The decision to bring the program to campus was easy. After mapping out the Peace Corps certificate requirements, Tamara Williams and Joel Zylstra — directors of the Wang Center for Global and Community Engaged Education and the Center for Community Engagement and Service, respectively — found that some students were already completing the program based off their majors.
“It was global studies, environmental studies and Hispanic studies,” Zylstra said. “When there is overlap like that it’s kind of like ‘why not?’”
Zylstra and Williams were approached by the Peace Corps in 2015, in an effort to reach out to universities that have a history of service. Over the next two years, Zylstra and Williams tweaked the program for PLU, had it approved by faculty and the Board of Regents. Then, they brought Wiley into the fold to direct the program and opened applications in February.

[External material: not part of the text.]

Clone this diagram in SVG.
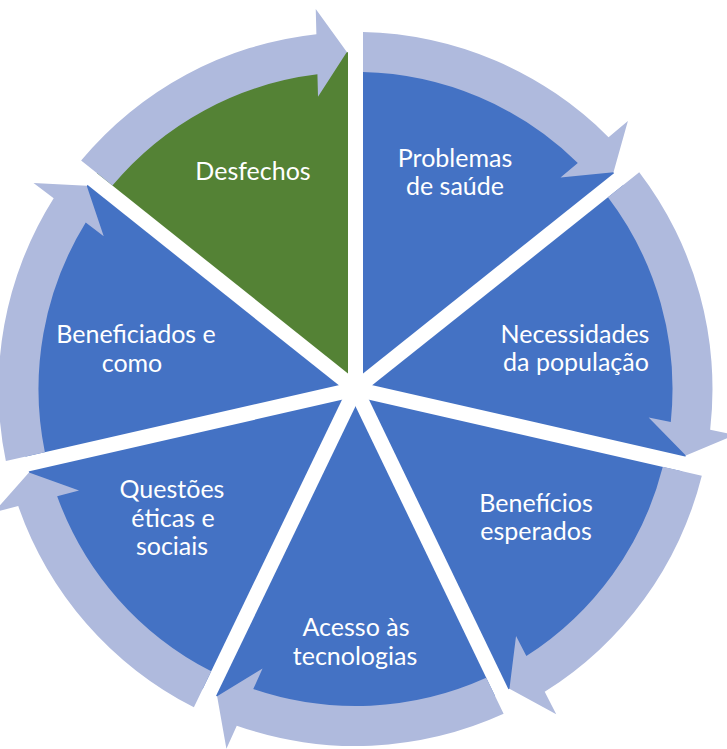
<svg xmlns="http://www.w3.org/2000/svg" xmlns:xlink="http://www.w3.org/1999/xlink" width="727" height="749" viewBox="0 0 727 749">
  <style>
    .seg { fill: #4472C4; }
    .seg-green { fill: #548235; }
    .ring { fill: #AFBADD; }
    .spoke { stroke: #FFFFFF; stroke-width: 15; stroke-linecap: butt; }
    .label { font-family: Lato, "Liberation Sans", sans-serif; font-size: 25px; fill: #FFFFFF; text-anchor: middle; }
  </style>
  <defs>
    <!-- one pie wedge of 360/7 degrees, starting at 12 o'clock, centre (355.5, 389) -->
    <path id="wedge" d="M 355.5 389 L 355.5 52 A 337 337 0 0 1 618.98 178.88 Z"/>
    <!-- one curved cycle arrow covering the same wedge, head pointing clockwise -->
    <path id="arrow" d="M 363 72.09 L 363 32.08 A 357 357 0 0 1 608.55 137.17 L 627.89 120.92 L 613.5 172.2 L 560.51 177.54 L 577.8 163.01 A 317 317 0 0 0 363 72.09 Z"/>
    <line id="spoke" x1="355.5" y1="389" x2="355.5" y2="46"/>
  </defs>

  <rect x="0" y="0" width="727" height="749" fill="#FFFFFF"/>

  <g id="node-problemas">
    <use xlink:href="#wedge" class="seg"/>
    <text class="label" x="455" y="167">Problemas</text>
    <text class="label" x="455" y="195">de saúde</text>
  </g>
  <g id="node-necessidades">
    <use xlink:href="#wedge" class="seg" transform="rotate(51.428571 355.5 389)"/>
    <text class="label" x="575" y="343">Necessidades</text>
    <text class="label" x="576" y="371">da população</text>
  </g>
  <g id="node-beneficios">
    <use xlink:href="#wedge" class="seg" transform="rotate(102.857143 355.5 389)"/>
    <text class="label" x="536" y="512">Benefícios</text>
    <text class="label" x="536" y="540">esperados</text>
  </g>
  <g id="node-acesso">
    <use xlink:href="#wedge" class="seg" transform="rotate(154.285714 355.5 389)"/>
    <text class="label" x="356" y="636">Acesso às</text>
    <text class="label" x="355" y="665">tecnologias</text>
  </g>
  <g id="node-questoes">
    <use xlink:href="#wedge" class="seg" transform="rotate(205.714286 355.5 389)"/>
    <text class="label" x="172" y="498">Questões</text>
    <text class="label" x="173" y="527">éticas e</text>
    <text class="label" x="172" y="555">sociais</text>
  </g>
  <g id="node-beneficiados">
    <use xlink:href="#wedge" class="seg" transform="rotate(257.142857 355.5 389)"/>
    <text class="label" x="136" y="343">Beneficiados e</text>
    <text class="label" x="132" y="372">como</text>
  </g>
  <g id="node-desfechos">
    <use xlink:href="#wedge" class="seg-green" transform="rotate(308.571429 355.5 389)"/>
    <text class="label" x="253" y="180">Desfechos</text>
  </g>

  <!-- white separators between the wedges -->
  <g id="separators" class="spoke">
    <use xlink:href="#spoke"/>
    <use xlink:href="#spoke" transform="rotate(51.428571 355.5 389)"/>
    <use xlink:href="#spoke" transform="rotate(102.857143 355.5 389)"/>
    <use xlink:href="#spoke" transform="rotate(154.285714 355.5 389)"/>
    <use xlink:href="#spoke" transform="rotate(205.714286 355.5 389)"/>
    <use xlink:href="#spoke" transform="rotate(257.142857 355.5 389)"/>
    <use xlink:href="#spoke" transform="rotate(308.571429 355.5 389)"/>
  </g>

  <!-- outer ring of cycle arrows -->
  <g id="connectors" class="ring">
    <use xlink:href="#arrow"/>
    <use xlink:href="#arrow" transform="rotate(51.428571 355.5 389)"/>
    <use xlink:href="#arrow" transform="rotate(102.857143 355.5 389)"/>
    <use xlink:href="#arrow" transform="rotate(154.285714 355.5 389)"/>
    <use xlink:href="#arrow" transform="rotate(205.714286 355.5 389)"/>
    <use xlink:href="#arrow" transform="rotate(257.142857 355.5 389)"/>
    <use xlink:href="#arrow" transform="rotate(308.571429 355.5 389)"/>
  </g>
</svg>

“Our initial reservation was we don’t want to be exclusive to the Peace Corps. But there is something about the name and the brand of the Peace Corps that I think is appealing to students,” Zylstra said. “Then when we looked at the criteria, it just made sense. These are things we want from PLU students.”
Wiley was an obvious choice to lead the program. Not only is she a faculty member who can work directly with the professors on campus, but she is a Peace Corps alumna herself.
She taught English for two years in Mauritania, a large country on the northwest coast of Africa. Later, Wiley returned for doctoral work. She maintains connections with communities there.
“One thing I learned in the Peace Corps was that relationship building and spending time with people was something I was really passionate about,” Wiley said. “And to some extent that is what cultural anthropologists do, we study contemporary human life.”
Zylstra stressed that the program and its commitment to funneling students into the Peace Corps after graduation aligns well with PLU’s vision for global education.
“It’s not about getting people to study abroad,” Zylstra said. “It’s about how do you raise consciousness about where we fit into a global society and I think this is one more helpful mechanism to do that.”